Ready or Not (2019)
Director: Matt Bettineli-Olpin, Tyler Gillett
Cast: Samara Weaving, Adam Brody, Mark O'Brien
Synopsis: A bride's wedding night takes a sinister turn when her eccentric new in-laws force her to take part in a terrifying game.
Genre: Comedy, Horror, Mystery
MPAA Rating: R (for violence, bloody images, language throughout, and some drug use)
Runtime: 1 hr 35 min
Release Date: August 21, 2019
In-laws can be scary.
They're the family you're required to have after marrying your beloved, and they stay with you for---well, forever. There's no way around it. Sometimes it works out really well--they like you, they enhance your life and you look forward to being with them on a regular basis. Other times, they don't much like you or the thought of you marrying their son, daughter, sister, or brother.
And sometimes, they're just plain crazy.
Ready or Not is a black comedy much in the vein of Cabin in the Woods (Drew Goddard, 2012) where serious subject matter like murder is turned on its head for laughs, even though real consequences occur. Like a home invasion flick, the film is restricted to one main location, the Le Domas household, but the twist here is the invaders are already in the house--not on the outside looking in--while looking for their innocent victim Grace (Samara Weaving) in a deadly game of cat and mouse. The setting's lavish production design deserves the first round of praise, for it's a warmly lit, extravagant maze of a mansion through which our characters weave their way trying to find our protagonist. The mansion becomes a character itself, and although we are given some freedom outside of it toward the end of the film, for the most part we are largely and thankfully constrained inside it, watching Grace trying to evade her killer in-laws.

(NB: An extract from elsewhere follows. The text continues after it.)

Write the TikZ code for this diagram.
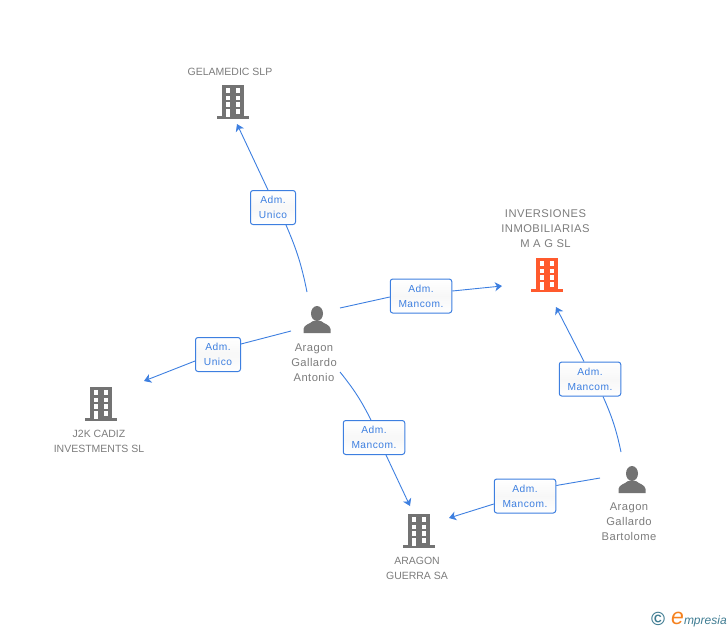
\documentclass[tikz,border=0pt]{standalone}
\usepackage{fontspec}
\setmainfont{Liberation Sans}
\usetikzlibrary{arrows.meta}
\definecolor{linkblue}{HTML}{3D7FE0}
\definecolor{icongrey}{HTML}{737373}
\definecolor{textgrey}{HTML}{7C7C7C}
\definecolor{iconred}{HTML}{FF5A2D}
\definecolor{logoteal}{HTML}{3F7C92}
\definecolor{logoorange}{HTML}{F58220}
\tikzset{
    link/.style={linkblue,line width=0.9pt},
    tip/.style={link,-{Stealth[length=7pt,width=9pt,inset=2pt]}},
    role/.style={draw=linkblue,line width=1pt,rounded corners=2.5pt,top color=white,bottom color=white,middle color=black!3,
        text=linkblue,font=\fontsize{10.2}{15}\selectfont\addfontfeature{LetterSpace=5},align=center,inner sep=0pt,minimum height=34pt},
    unico/.style={role,minimum width=45pt},
    mancom/.style={role,minimum width=61.5pt},
    caption/.style={text=textgrey,font=\fontsize{10.5}{15}\selectfont,align=center,inner sep=0pt},
    widecaption/.style={caption,font=\fontsize{11.2}{15}\selectfont\addfontfeature{LetterSpace=4}},
}
% building icon: x, y of the centre, colour
\newcommand{\bldg}[3]{
    \begin{scope}[shift={(#1,#2)}]
        \fill[#3] (-11,-17) rectangle (11,15);
        \fill[#3] (-16,14) rectangle (16,16.5);
        \foreach \wy in {-13.7,-6.3,0.3,7}
            \fill[white] (2.7,\wy) rectangle +(4.4,4.7);
        \foreach \wy in {-13.7,-6.3,0.3}
            \fill[white] (-7.3,\wy) rectangle +(4.4,4.7);
        \fill[white] (-7.3,7) rectangle (-2.9,14.5);
    \end{scope}
}
% person icon: x, y of the centre
\newcommand{\persona}[2]{
    \begin{scope}[shift={(#1,#2)}]
        \fill[icongrey] (0,-6.5) ellipse (6 and 7.5);
        \fill[icongrey] (-13.5,13) -- (-13.5,9) .. controls (-13,4.5) and (-7,4) .. (-4,1)
            -- (4,1) .. controls (7,4) and (13,4.5) .. (13.5,9) -- (13.5,13) -- cycle;
    \end{scope}
}
\begin{document}
\begin{tikzpicture}[x=1pt,y=-1pt]
    \useasboundingbox (0,0) rectangle (728,630);

    \bldg{233}{102}{icongrey}
    \bldg{547}{275}{iconred}
    \bldg{101}{404}{icongrey}
    \bldg{419}{531}{icongrey}
    \persona{317}{320}
    \persona{632}{480}

    \node[caption] (gelamedic) at (230,71.5) {GELAMEDIC SLP};
    \node[widecaption] (inversiones) at (545.5,228.5) {INVERSIONES\\INMOBILIARIAS\\M A G SL};
    \node[widecaption] (antonio) at (314,363) {Aragon\\Gallardo\\Antonio};
    \node[widecaption] (bartolome) at (629,522) {Aragon\\Gallardo\\Bartolome};
    \node[caption] (j2k) at (99,441) {J2K CADIZ\\INVESTMENTS SL};
    \node[caption] (guerra) at (417,568) {ARAGON\\GUERRA SA};

    \node[unico] (rgel) at (273,207.5) {Adm.\\Unico};
    \node[mancom] (rinv) at (421,296) {Adm.\\Mancom.};
    \node[unico] (rj2k) at (218,354.5) {Adm.\\Unico};
    \node[mancom] (rgue) at (374,437.5) {Adm.\\Mancom.};
    \node[mancom] (rbar) at (590,379) {Adm.\\Mancom.};
    \node[mancom] (rbgu) at (525,496) {Adm.\\Mancom.};

    \coordinate (a1) at (307,292);
    \coordinate (a2) at (340,308);
    \coordinate (a3) at (291,331);
    \coordinate (a4) at (340,372);
    \coordinate (b1) at (621,452);
    \coordinate (b2) at (600,478);
    \coordinate (t1) at (237,124);
    \coordinate (t2) at (502,286);
    \coordinate (t3) at (144,381);
    \coordinate (t4) at (410,506);
    \coordinate (t5) at (556,307);
    \coordinate (t6) at (449,518);

    \draw[link] (a1) to[bend right=6] ([xshift=13pt]rgel.south);
    \draw[tip] ([xshift=-5pt]rgel.north) -- (t1);
    \draw[link] (a2) -- ([yshift=-1pt]rinv.west);
    \draw[tip] ([yshift=5pt]rinv.east) -- (t2);
    \draw[link] (a3) -- ([yshift=10.5pt]rj2k.east);
    \draw[tip] ([yshift=-6.5pt]rj2k.west) -- (t3);
    \draw[link] (a4) to[bend left=6] ([xshift=-3pt]rgue.north);
    \draw[tip] ([xshift=12pt]rgue.south) -- (t4);
    \draw[link] (b1) to[bend right=6] ([xshift=13pt]rbar.south);
    \draw[tip] ([xshift=-6pt]rbar.north) -- (t5);
    \draw[link] (b2) -- ([yshift=10.5pt]rbgu.east);
    \draw[tip] ([yshift=-8pt]rbgu.west) -- (t6);

    \node[text=logoteal,font=\bfseries\fontsize{19}{19}\selectfont,inner sep=0pt] (copyr) at (658,619) {©};
    \node[anchor=base west,inner sep=0pt,font=\itshape\fontsize{12}{12}\selectfont,text=logoteal] (logo) at (671,624)
        {\textcolor{logoorange}{\fontsize{23}{23}\selectfont e}mpresia};
\end{tikzpicture}
\end{document}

But as the film progresses, Grace goes from a defensive position against her in-laws to an offensive position, all the while donning an elegant white wedding dress that gradually turns darker, mirroring her transition. Samara Weaving, who in her 11 year career has mostly acted in TV shows and a few low budget comedy horrors like Mayhem and The Babysitter, seems to have found her niche in another comedy horror, giving a very strong performance as an initially fearful wife to a new fearless warrior fighting her way out of her in-laws' estate. Her physical badass appearance later in the film, with the shotgun shells hanging around her shoulder channels Evan Rachel Wood's Dolores in Westworld, with her character transformation mirroring classical female character icons like Sarah Connor or Ellen Ripley--who were likewise hunted. Her presence on screen is so engrossing that the only time the film seems to suffer is when she's absent from the camera. Thankfully, Matt Bettineli-Olpin and Tyler Gillett seem to realize this and keep her front and center for the vast majority of the runtime.
When it's all said and done, a horror comedy's success will largely depend on how well it executes and balances each genre, and Ready or Not kills (pun intended) on both fronts. The offbeat humor from Grace's interactions with her in-laws is stellar, as are her interactions with her husband Alex (Mark O'Brien) upon discovering the true stakes in the seemingly harmless game of hide and seek. One particular in-law, Fitch (Kristian Bruun), is the comedic highlight amongst the in-laws as an "along for the ride" man stuck with a crossbow as a weapon and thus tries to figure out how to use it. He's sadly an underutilized character, but the material we do get with him is golden. The second genre--the horror--is satisfying as well. Since comedy is a large aspect, it doesn't focus as much on suspense (although there are a few suspenseful sequences)--instead it melds the slasher and splatter sub-genres--creating Tarantino-style gory violence that fans of his will relish in.
Ready or Not is a briskly paced thrill ride populated with funny, engaging characters and a strong protagonist and performance in Samara Weaving. The film also benefits heavily from well-crafted production design work in the form of the Le Domas mansion, which creates an intriguing 19th century vibe environment while also serving as the perfect ornate maze for the family to hunt Grace. The film also features a surprisingly strong score, composed by Brian Tyler (Eagle Eye, Iron Man 3, Furious 7) that compliments Grace's growing fearlessness as she works to survive against the onslaught of her in-laws. It's one of those low budget surprises that works on multiple levels--and although it has one surprising and questionable character decision at the end, it's not enough to derail all the positives that came before. This is the type of gratifying horror comedies I would love to see more of in the future.